I think I have officially become one of "those people"! A non-smoker! I have smoked on and off since my early teen years and quit here and there but it never lasted and smoking never bothered me. I just quit because either it was what you were supposed to do, right. I had this little thought at the beginning of this year that i wanted to quit smoking...for good. I played around with this idea for several months, i would run out and not go get anymore for a few days, but end up around someone who smoked and just had to have one. I wanted to be healthier, but is hard..after all I had been friends with this nasty habit for at this point over half my life. Enough was enough time to get serious, no it wont be fun but I could do this right! So I picked a quit date, May 18th (I think, I forget), this was my day. About 2 weeks before that i had seen my family doctor and she prescribed me chantex (again) telling me to try it and if it ended up i really wasn't ready we could try again later. I also had an appointment with my new endocrinologist for a follow up for my diabetes on May 17, were as always he ask "are you still smoking" and as all doctors do reminded me how bad this was. I told him i was quitting and he had the nerve to ask "When?"! This is when I had this little argument in my head ..ok are we really doing this or not...so i reluctantly told him my quit date was the next day.
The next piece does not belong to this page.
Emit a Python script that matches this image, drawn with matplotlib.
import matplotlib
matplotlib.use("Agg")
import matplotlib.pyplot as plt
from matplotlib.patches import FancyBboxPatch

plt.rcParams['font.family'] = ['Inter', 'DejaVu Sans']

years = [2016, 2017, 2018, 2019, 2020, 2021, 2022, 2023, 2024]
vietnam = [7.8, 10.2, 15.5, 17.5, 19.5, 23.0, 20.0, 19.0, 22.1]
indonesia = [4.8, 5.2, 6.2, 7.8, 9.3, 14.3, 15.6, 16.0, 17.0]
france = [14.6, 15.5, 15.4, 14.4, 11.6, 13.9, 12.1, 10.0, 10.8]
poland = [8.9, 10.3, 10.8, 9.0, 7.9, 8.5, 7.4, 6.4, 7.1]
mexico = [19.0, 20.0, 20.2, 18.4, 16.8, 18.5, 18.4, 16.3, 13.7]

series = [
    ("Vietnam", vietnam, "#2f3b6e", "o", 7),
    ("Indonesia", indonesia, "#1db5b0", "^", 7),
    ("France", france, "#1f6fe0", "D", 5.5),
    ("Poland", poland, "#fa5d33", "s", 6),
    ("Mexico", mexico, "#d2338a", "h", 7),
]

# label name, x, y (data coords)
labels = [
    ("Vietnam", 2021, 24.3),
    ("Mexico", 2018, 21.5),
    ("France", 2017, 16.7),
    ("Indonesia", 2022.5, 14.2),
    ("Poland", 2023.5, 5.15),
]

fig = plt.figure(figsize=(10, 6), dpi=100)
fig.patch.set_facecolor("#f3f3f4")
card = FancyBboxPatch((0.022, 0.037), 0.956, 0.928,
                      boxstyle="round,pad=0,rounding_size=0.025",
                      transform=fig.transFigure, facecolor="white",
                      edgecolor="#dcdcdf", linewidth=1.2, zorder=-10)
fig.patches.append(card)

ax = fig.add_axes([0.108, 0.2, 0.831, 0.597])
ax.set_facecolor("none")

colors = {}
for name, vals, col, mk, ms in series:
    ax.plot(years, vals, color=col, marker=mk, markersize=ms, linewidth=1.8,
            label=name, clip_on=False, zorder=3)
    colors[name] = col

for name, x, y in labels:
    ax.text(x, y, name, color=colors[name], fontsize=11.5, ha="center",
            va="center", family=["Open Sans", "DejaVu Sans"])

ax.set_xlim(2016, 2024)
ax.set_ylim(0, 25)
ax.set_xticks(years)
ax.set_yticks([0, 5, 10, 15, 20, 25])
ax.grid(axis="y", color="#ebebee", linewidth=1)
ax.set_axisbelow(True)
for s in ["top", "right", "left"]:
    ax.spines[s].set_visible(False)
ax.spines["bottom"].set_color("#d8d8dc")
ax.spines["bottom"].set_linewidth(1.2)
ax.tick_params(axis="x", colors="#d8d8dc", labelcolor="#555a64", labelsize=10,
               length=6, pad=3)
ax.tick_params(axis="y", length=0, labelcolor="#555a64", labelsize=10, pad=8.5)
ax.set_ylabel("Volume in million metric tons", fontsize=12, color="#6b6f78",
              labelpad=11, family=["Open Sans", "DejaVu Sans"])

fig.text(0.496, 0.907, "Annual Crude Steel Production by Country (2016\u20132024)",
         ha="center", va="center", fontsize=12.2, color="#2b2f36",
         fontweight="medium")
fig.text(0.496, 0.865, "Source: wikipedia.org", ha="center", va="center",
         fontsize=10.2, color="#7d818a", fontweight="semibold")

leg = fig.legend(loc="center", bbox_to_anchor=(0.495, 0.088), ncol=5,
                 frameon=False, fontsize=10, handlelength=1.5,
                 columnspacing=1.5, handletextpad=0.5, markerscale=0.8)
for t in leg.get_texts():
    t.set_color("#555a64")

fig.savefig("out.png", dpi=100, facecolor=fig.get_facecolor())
Telling him this, committing to this date out loud was scary for me. It made me feel like ok if i don't do this im going to be in trouble next time i see this guy. So tomorrow came and i just didn't smoke. I had been cutting down before this and using my chantex, which was helping with the cravings but also made my tummy hurt. And the day after that and the next and so on...I just didn't smoke. I became right proud of myself, I could do this.
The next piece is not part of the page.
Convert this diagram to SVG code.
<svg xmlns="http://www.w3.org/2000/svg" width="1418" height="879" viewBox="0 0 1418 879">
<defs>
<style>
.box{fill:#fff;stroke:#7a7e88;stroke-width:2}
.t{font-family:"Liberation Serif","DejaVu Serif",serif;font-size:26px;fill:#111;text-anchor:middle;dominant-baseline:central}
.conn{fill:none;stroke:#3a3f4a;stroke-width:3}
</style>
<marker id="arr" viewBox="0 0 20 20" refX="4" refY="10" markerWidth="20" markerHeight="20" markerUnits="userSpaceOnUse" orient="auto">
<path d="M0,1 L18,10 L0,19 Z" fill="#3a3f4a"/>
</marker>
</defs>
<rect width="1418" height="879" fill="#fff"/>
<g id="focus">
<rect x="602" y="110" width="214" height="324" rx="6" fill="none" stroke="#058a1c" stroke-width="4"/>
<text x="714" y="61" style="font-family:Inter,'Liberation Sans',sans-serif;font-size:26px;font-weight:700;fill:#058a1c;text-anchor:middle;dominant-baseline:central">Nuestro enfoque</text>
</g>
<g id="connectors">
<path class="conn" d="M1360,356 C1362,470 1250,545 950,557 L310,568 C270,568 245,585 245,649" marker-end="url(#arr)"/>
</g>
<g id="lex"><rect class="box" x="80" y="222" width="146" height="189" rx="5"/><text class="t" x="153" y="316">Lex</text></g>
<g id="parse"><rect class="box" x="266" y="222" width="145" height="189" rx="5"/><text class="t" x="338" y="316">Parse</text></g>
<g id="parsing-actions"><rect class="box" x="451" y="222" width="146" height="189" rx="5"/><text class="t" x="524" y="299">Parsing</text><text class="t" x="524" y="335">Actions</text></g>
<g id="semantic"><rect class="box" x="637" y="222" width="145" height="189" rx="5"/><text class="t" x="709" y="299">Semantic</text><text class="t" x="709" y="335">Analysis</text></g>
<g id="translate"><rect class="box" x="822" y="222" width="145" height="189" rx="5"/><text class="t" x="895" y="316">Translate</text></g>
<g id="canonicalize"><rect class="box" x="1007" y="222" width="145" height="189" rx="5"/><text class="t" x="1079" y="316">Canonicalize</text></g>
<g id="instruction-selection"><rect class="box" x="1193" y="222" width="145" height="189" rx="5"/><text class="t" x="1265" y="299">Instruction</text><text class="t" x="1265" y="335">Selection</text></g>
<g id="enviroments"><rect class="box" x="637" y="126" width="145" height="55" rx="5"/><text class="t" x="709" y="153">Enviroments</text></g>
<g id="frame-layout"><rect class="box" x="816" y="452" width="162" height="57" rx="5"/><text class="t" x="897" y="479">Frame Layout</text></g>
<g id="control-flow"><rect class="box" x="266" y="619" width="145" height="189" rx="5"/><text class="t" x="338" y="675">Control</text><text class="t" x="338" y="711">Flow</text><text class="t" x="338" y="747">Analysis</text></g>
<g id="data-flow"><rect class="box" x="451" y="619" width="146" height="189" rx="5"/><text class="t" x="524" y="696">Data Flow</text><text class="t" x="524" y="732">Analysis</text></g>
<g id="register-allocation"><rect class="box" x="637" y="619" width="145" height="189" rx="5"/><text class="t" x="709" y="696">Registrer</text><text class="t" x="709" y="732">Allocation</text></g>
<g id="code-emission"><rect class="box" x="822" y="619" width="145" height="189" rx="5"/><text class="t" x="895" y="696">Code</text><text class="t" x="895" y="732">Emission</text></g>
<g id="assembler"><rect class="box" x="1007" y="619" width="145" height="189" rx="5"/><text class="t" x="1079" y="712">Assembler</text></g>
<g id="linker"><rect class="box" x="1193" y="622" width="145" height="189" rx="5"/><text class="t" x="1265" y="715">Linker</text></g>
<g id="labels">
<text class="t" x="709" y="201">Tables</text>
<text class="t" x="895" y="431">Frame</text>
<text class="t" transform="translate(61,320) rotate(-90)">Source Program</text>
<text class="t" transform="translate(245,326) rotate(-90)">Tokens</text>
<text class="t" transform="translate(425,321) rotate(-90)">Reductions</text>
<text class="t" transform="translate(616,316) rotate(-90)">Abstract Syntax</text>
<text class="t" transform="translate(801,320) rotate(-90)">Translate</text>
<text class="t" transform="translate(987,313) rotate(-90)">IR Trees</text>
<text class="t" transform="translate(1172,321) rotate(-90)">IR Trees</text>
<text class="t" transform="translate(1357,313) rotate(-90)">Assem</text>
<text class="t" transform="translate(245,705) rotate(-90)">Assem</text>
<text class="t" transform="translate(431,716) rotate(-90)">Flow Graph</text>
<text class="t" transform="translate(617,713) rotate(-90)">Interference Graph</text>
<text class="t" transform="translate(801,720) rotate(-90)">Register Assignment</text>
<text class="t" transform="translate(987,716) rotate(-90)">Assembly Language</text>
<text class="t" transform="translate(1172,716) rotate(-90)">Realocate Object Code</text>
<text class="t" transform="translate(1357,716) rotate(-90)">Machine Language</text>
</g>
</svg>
That lasted for about 2 weeks or so before the bottom of my world fell out. On June 6th my father passed away. I wont go into much detail about that on this post but it was very traumatic for me the way that this happened. (not to say that any death isn't) Even through this though I knew I did not want to start smoking again. This was really hard and i did end up smoking 2 the night after his funeral...but i choose not to count these. The bad part about doing this was it brought the craving back up and the weekend after was also my birthday and I would be going out. I knew that being out and having alcohol was going to make me smoke. There is just something about a nice cold adult beverage and smoking. I did good though, i thought, Friday night I didnt buy any, I did however bum 8 off friends and Saturday night 5. This was a huge accomplishment still in itself because if you smoke you know how much drinking makes you want to smoke more. I also choose not to count these ;) ...after all it was my birthday and that happened to fall only a few days after loosing my father. All in all i think considering the circumstances smoking not even a pack that whole week I did pretty good.
Ok so even counting all that I have still officially been smoke free since June 14 (my birthday). Yes i still think about it once in a while but i don't give in to the urge. The reason I say i have officially become one of "those people" is because the past 2 days i have been around smokers. Other times i quit it never bothered me being around smoke, but these past 2 days it killed me. My eyes burned, my nose got stopped up, this morning i feel like i have been in a smokey bar all night and im loosing my voice. I sit here and think" i wasn't even smoking" and cant imagine how i used to smoke like i did. I found myself yesterday while "playing" at my aunt's house when she ask if she had to go outside to smoke when we were in her art hut telling her i wish she would. Her art hut is a 12x12 building with a/c and all the creative art stuff you could ever think of...fun!